** GIVEN INSTRUCTION **
In the listing below, locate the lines bearing the word "matplotlib". Copy every one of them.

** DATA SECTION **
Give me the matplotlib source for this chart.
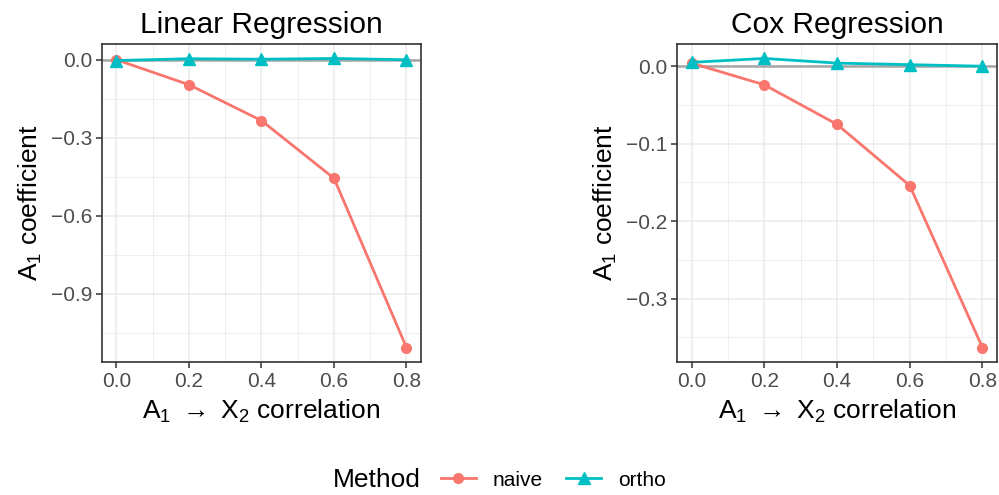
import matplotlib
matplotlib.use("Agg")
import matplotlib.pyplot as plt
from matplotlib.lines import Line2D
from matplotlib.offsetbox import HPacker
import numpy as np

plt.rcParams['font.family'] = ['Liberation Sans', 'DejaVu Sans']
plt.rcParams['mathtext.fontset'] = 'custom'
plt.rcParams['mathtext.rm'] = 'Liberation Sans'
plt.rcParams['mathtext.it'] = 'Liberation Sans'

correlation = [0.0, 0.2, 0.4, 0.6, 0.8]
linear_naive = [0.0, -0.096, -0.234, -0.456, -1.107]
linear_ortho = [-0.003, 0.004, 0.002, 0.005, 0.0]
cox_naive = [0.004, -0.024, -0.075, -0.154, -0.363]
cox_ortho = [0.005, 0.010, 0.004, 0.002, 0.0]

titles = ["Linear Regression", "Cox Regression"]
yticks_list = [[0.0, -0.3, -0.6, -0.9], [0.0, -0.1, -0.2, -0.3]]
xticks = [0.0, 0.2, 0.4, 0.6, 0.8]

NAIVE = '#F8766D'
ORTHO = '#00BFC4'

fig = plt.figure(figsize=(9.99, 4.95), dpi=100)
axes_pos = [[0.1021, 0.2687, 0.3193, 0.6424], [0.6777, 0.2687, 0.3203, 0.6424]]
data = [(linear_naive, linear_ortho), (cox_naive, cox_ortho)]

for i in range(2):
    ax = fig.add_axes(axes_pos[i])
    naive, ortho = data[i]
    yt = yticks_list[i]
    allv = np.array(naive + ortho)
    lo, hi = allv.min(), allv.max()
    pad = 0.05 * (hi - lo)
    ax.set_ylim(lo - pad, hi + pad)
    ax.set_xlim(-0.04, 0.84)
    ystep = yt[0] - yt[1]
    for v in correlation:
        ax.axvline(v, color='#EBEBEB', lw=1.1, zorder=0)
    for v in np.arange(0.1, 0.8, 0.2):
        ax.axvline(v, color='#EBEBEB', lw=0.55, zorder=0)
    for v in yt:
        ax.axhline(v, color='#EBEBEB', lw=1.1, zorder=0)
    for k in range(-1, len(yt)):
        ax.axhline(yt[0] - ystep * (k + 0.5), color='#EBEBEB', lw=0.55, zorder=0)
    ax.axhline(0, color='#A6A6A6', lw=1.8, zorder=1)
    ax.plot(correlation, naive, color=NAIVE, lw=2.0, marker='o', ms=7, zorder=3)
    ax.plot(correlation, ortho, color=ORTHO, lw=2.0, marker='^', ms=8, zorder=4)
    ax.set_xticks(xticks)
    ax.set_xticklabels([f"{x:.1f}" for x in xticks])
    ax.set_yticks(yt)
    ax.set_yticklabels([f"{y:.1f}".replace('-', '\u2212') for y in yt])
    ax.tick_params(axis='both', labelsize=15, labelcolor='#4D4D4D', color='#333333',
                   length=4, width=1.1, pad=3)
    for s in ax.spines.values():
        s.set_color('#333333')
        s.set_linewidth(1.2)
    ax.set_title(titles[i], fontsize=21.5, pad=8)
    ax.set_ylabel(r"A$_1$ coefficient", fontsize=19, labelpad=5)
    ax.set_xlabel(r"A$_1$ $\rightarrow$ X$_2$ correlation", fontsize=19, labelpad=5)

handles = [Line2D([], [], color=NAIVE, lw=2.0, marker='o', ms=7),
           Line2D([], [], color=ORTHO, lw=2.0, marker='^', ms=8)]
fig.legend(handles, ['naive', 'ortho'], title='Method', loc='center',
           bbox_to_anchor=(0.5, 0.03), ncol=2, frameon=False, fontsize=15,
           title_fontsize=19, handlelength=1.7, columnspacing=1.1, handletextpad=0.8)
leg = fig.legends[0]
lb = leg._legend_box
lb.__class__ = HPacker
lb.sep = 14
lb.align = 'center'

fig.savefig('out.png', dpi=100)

** RESULT FOR THIS TASK **
Give me the matplotlib source for this chart.
import matplotlib
matplotlib.use("Agg")
import matplotlib.pyplot as plt
from matplotlib.lines import Line2D
from matplotlib.offsetbox import HPacker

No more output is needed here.